Sebaliknya, bagi Jokowi pilpres adalah satu-satunya opsi sebab dia tidak mungkin kembali ke Pemprov DKI karena sebagaimana diungkap oleh Prijanto, bahwa sekarang anak buah Jokowi di Pemprov DKI lebih memilih untuk tidak menjalankan perintah Jokowi daripada "diudarkan" sebuah ungkapan ketika anak buah menjalankan permintaan Jokowi untuk melanggar hukum seperti mengeluarkan dana di luar anggaran secara lisan namun ketika terjadi masalah sang anak buah yang dikorbankan. Ini terlihat sekali dalam pidato penuh kesombongan dan kampanye di luar jadwal di depan KPU hari minggu kemarin.
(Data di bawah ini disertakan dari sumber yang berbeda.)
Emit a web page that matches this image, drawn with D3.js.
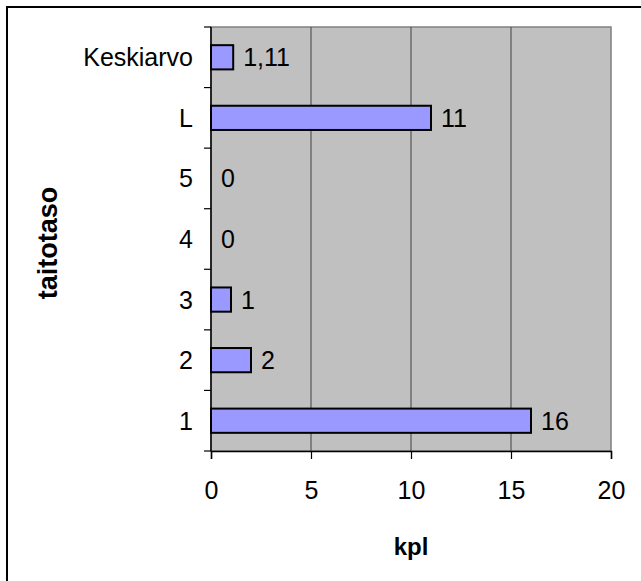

Singkat kata, berhati-hatilah, ini bukan bualan, sebab bahkan Romo Magnis Suseno sendiri pernah mengatakan bila Jokowi tidak dicapreskan akan terjadi kerusuhan, sekarang Jokowi sudah capres, bayangkan apa yang akan dilakukan Jokowi demi mendiskriditkan lawan untuk memastikan kemenangan atau bila dia gagal terpilih menjadi presiden!